:: Source material ::

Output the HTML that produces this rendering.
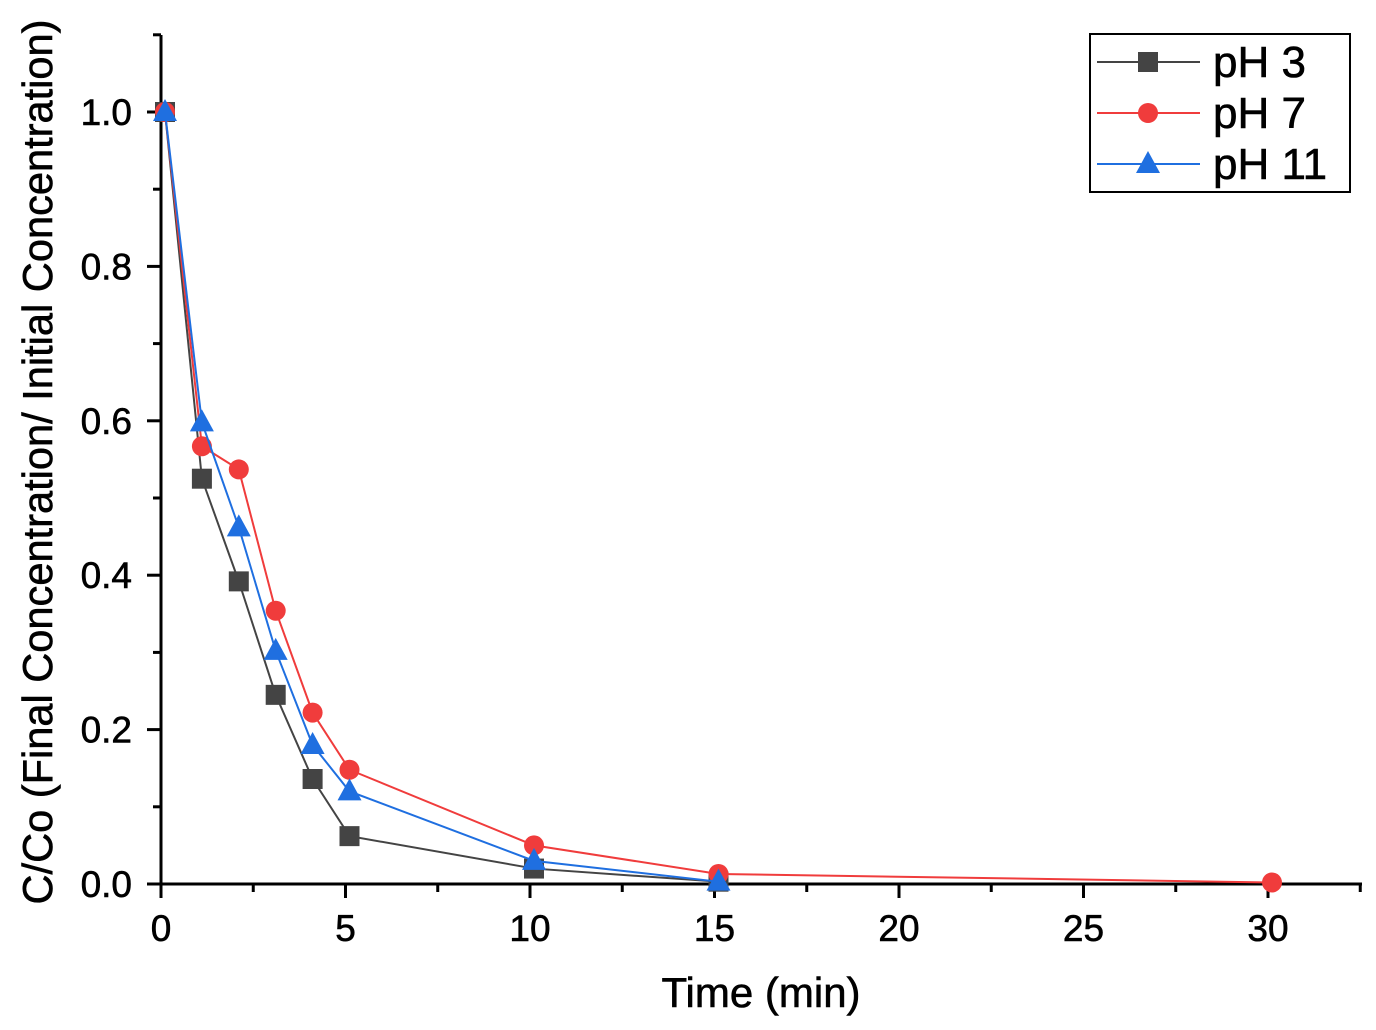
<!DOCTYPE html>
<html><head><meta charset="utf-8"><style>
html,body{margin:0;padding:0;background:#fff;}
svg{display:block;font-family:"Liberation Sans",sans-serif;}
</style></head><body>
<svg id="chart" width="1376" height="1030" viewBox="0 0 1376 1030"></svg>
<script>
const times = [0,1,2,3,4,5,10,15,30];
const ph3 = [1,0.525,0.392,0.245,0.136,0.062,0.02,0.003,null];
const ph7 = [1,0.567,0.537,0.354,0.222,0.148,0.05,0.013,0.002];
const ph11 = [1,0.598,0.462,0.302,0.18,0.12,0.03,0.003,null];
const xTicks = [0,5,10,15,20,25,30];
const yTicks = [0,0.2,0.4,0.6,0.8,1.0];
const seriesNames = ['pH 3','pH 7','pH 11'];

const NS='http://www.w3.org/2000/svg';
const svg=document.getElementById('chart');
const X0=161,X1=1268,Y0=884,Y1=112;
const xs=v=>X0+(v/30)*(X1-X0);
const ys=v=>Y0-(v/1)*(Y0-Y1);
function mk(tag,attrs,parent){const e=document.createElementNS(NS,tag);for(const k in attrs)e.setAttribute(k,attrs[k]);(parent||svg).appendChild(e);return e;}

const ax=mk('g',{});


mk('line',{x1:X0,y1:35,x2:X0,y2:Y0+1,stroke:'#000','stroke-width':3},ax);
mk('line',{x1:X0-1,y1:Y0,x2:1362,y2:Y0,stroke:'#000','stroke-width':3},ax);
for(let v=0;v<=32.5;v+=2.5){const x=xs(v);const major=(v%5===0);
 mk('line',{x1:x,y1:Y0,x2:x,y2:Y0+(major?14:8),stroke:'#000','stroke-width':3},ax);}
for(let v=0;v<=1.1001;v+=0.1){const y=ys(v);const major=(Math.round(v*10)%2===0);
 mk('line',{x1:X0,y1:y,x2:X0-(major?14:8),y2:y,stroke:'#000','stroke-width':3},ax);}
xTicks.forEach(v=>{const t=mk('text',{x:xs(v),y:941,'font-size':37,'text-anchor':'middle',fill:'#000',stroke:'#000','stroke-width':0.6});t.textContent=v;
 });
yTicks.forEach(v=>{const t=mk('text',{x:132,y:ys(v)+13,'font-size':37,'text-anchor':'end',fill:'#000',stroke:'#000','stroke-width':0.6});t.textContent=v.toFixed(1);
 });
const xt=mk('text',{x:761,y:1007,'font-size':42,'text-anchor':'middle',stroke:'#000','stroke-width':0.6});xt.textContent='Time (min)';

const yt=mk('text',{x:0,y:0,'font-size':42,'text-anchor':'middle',stroke:'#000','stroke-width':0.6,textLength:885,lengthAdjust:'spacingAndGlyphs',transform:'translate(52,462) rotate(-90)'});yt.textContent='C/Co (Final Concentration/ Initial Concentration)';


function marker(type,x,y,color,g){
 if(type==='sq') mk('rect',{x:x-10,y:y-10,width:20,height:20,fill:color},g);
 else if(type==='ci') mk('circle',{cx:x,cy:y,r:10,fill:color},g);
 else mk('polygon',{points:`${x},${y-13} ${x+12},${y+9} ${x-12},${y+9}`,fill:color},g);
}
const series=[[ph3,'#444','sq'],[ph7,'#f03c3c','ci'],[ph11,'#1f6fe0','tr']];
series.forEach((s,i)=>{
 const g=mk('g',{});
 
 
 const pts=[];times.forEach((t,j)=>{if(s[0][j]!=null)pts.push([xs(t)+4,ys(s[0][j])]);});
 mk('polyline',{points:pts.map(p=>p.join(',')).join(' '),fill:'none',stroke:s[1],'stroke-width':2},g);
 pts.forEach(p=>marker(s[2],p[0],p[1],s[1],g));
});

const lg=mk('g',{});


mk('rect',{x:1090,y:34,width:260,height:158,fill:'#fff',stroke:'#000','stroke-width':2},lg);
series.forEach((s,i)=>{const y=62+i*51;
 mk('line',{x1:1097,y1:y,x2:1200,y2:y,stroke:s[1],'stroke-width':2},lg);
 marker(s[2],1148,y,s[1],lg);
 const t=mk('text',{x:1213,y:y+15,'font-size':44,stroke:'#000','stroke-width':0.6},lg);t.textContent=seriesNames[i];
 
});
</script>
</body></html>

:::

The data above needs to be retyped exactly, with the images left out.

Output the HTML that produces this rendering.
<!DOCTYPE html>
<html><head><meta charset="utf-8"><style>
html,body{margin:0;padding:0;background:#fff;}
svg{display:block;font-family:"Liberation Sans",sans-serif;}
</style></head><body>
<svg id="chart" width="1376" height="1030" viewBox="0 0 1376 1030"></svg>
<script>
const times = [0,1,2,3,4,5,10,15,30];
const ph3 = [1,0.525,0.392,0.245,0.136,0.062,0.02,0.003,null];
const ph7 = [1,0.567,0.537,0.354,0.222,0.148,0.05,0.013,0.002];
const ph11 = [1,0.598,0.462,0.302,0.18,0.12,0.03,0.003,null];
const xTicks = [0,5,10,15,20,25,30];
const yTicks = [0,0.2,0.4,0.6,0.8,1.0];
const seriesNames = ['pH 3','pH 7','pH 11'];

const NS='http://www.w3.org/2000/svg';
const svg=document.getElementById('chart');
const X0=161,X1=1268,Y0=884,Y1=112;
const xs=v=>X0+(v/30)*(X1-X0);
const ys=v=>Y0-(v/1)*(Y0-Y1);
function mk(tag,attrs,parent){const e=document.createElementNS(NS,tag);for(const k in attrs)e.setAttribute(k,attrs[k]);(parent||svg).appendChild(e);return e;}

const ax=mk('g',{});


mk('line',{x1:X0,y1:35,x2:X0,y2:Y0+1,stroke:'#000','stroke-width':3},ax);
mk('line',{x1:X0-1,y1:Y0,x2:1362,y2:Y0,stroke:'#000','stroke-width':3},ax);
for(let v=0;v<=32.5;v+=2.5){const x=xs(v);const major=(v%5===0);
 mk('line',{x1:x,y1:Y0,x2:x,y2:Y0+(major?14:8),stroke:'#000','stroke-width':3},ax);}
for(let v=0;v<=1.1001;v+=0.1){const y=ys(v);const major=(Math.round(v*10)%2===0);
 mk('line',{x1:X0,y1:y,x2:X0-(major?14:8),y2:y,stroke:'#000','stroke-width':3},ax);}
xTicks.forEach(v=>{const t=mk('text',{x:xs(v),y:941,'font-size':37,'text-anchor':'middle',fill:'#000',stroke:'#000','stroke-width':0.6});t.textContent=v;
 });
yTicks.forEach(v=>{const t=mk('text',{x:132,y:ys(v)+13,'font-size':37,'text-anchor':'end',fill:'#000',stroke:'#000','stroke-width':0.6});t.textContent=v.toFixed(1);
 });
const xt=mk('text',{x:761,y:1007,'font-size':42,'text-anchor':'middle',stroke:'#000','stroke-width':0.6});xt.textContent='Time (min)';

const yt=mk('text',{x:0,y:0,'font-size':42,'text-anchor':'middle',stroke:'#000','stroke-width':0.6,textLength:885,lengthAdjust:'spacingAndGlyphs',transform:'translate(52,462) rotate(-90)'});yt.textContent='C/Co (Final Concentration/ Initial Concentration)';


function marker(type,x,y,color,g){
 if(type==='sq') mk('rect',{x:x-10,y:y-10,width:20,height:20,fill:color},g);
 else if(type==='ci') mk('circle',{cx:x,cy:y,r:10,fill:color},g);
 else mk('polygon',{points:`${x},${y-13} ${x+12},${y+9} ${x-12},${y+9}`,fill:color},g);
}
const series=[[ph3,'#444','sq'],[ph7,'#f03c3c','ci'],[ph11,'#1f6fe0','tr']];
series.forEach((s,i)=>{
 const g=mk('g',{});
 
 
 const pts=[];times.forEach((t,j)=>{if(s[0][j]!=null)pts.push([xs(t)+4,ys(s[0][j])]);});
 mk('polyline',{points:pts.map(p=>p.join(',')).join(' '),fill:'none',stroke:s[1],'stroke-width':2},g);
 pts.forEach(p=>marker(s[2],p[0],p[1],s[1],g));
});

const lg=mk('g',{});


mk('rect',{x:1090,y:34,width:260,height:158,fill:'#fff',stroke:'#000','stroke-width':2},lg);
series.forEach((s,i)=>{const y=62+i*51;
 mk('line',{x1:1097,y1:y,x2:1200,y2:y,stroke:s[1],'stroke-width':2},lg);
 marker(s[2],1148,y,s[1],lg);
 const t=mk('text',{x:1213,y:y+15,'font-size':44,stroke:'#000','stroke-width':0.6},lg);t.textContent=seriesNames[i];
 
});
</script>
</body></html>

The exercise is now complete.